13. The laser resonator cavity of claim 12, wherein said laser gain element array is bonded to said entrance aperture of said leading surface of said optical element with an index matching adhesive.

14. The laser resonator cavity of claim 12, wherein said output coupler is bonded to said exit aperture of said leading surface of said optical element with an index matching adhesive.

15. The laser resonator cavity of claim 12, further comprising a reflector proximate to a rear facet of each of said plurality of laser gain elements.

16. The laser resonator cavity of claim 15, wherein said reflector is deposited on said rear facet of each of said plurality of laser gain elements.

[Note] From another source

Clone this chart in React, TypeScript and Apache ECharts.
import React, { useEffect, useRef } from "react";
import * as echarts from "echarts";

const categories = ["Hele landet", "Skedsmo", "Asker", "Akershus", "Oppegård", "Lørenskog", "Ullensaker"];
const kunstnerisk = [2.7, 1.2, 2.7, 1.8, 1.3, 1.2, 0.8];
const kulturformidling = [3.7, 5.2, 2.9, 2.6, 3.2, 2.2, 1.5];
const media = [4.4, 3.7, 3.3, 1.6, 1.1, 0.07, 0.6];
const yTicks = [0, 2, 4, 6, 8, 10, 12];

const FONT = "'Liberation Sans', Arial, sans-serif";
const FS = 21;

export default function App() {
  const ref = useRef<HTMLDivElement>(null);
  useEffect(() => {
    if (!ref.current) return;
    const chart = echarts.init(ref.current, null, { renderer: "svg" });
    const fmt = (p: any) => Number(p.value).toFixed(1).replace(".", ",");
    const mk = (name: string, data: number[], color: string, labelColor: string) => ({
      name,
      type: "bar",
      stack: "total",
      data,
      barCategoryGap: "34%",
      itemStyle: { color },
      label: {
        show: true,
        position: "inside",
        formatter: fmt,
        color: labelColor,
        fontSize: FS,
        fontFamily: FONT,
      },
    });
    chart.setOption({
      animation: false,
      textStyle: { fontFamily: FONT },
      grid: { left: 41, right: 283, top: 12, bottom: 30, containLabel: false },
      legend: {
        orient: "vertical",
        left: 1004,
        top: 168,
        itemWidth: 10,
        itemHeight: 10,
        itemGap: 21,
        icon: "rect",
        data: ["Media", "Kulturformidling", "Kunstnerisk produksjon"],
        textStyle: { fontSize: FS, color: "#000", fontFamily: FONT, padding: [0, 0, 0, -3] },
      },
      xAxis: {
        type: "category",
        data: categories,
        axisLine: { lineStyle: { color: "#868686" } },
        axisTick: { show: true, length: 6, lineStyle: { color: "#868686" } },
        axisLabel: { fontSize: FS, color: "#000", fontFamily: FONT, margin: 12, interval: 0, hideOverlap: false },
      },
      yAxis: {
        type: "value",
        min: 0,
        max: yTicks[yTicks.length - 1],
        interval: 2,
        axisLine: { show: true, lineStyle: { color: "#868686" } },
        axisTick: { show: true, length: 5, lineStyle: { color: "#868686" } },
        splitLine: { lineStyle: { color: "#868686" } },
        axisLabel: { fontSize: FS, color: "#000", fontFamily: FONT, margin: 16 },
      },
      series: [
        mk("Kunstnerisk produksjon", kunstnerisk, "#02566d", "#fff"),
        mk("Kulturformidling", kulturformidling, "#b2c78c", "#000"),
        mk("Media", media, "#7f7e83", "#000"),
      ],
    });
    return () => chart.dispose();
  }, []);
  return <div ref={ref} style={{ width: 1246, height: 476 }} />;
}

17. The laser resonator cavity of claim 12, wherein said laser gain element array is selected from the group of arrays consisting of semiconductor diode laser arrays, side pumped solid state laser materials, end pumped solid state laser materials, and fiber laser arrays.

18. The laser resonator cavity of claim 12, further comprising an anti-reflection coating deposited on a front facet of each of said plurality of laser gain elements.

19. The laser resonator cavity of claim 12, further comprising an optical fiber coupled to said output coupler.

20. The laser resonator cavity of claim 19, wherein said optical fiber is a single mode fiber.

21. The laser resonator cavity of claim 19, wherein said output coupler is buried within an entrance aperture of said optical fiber.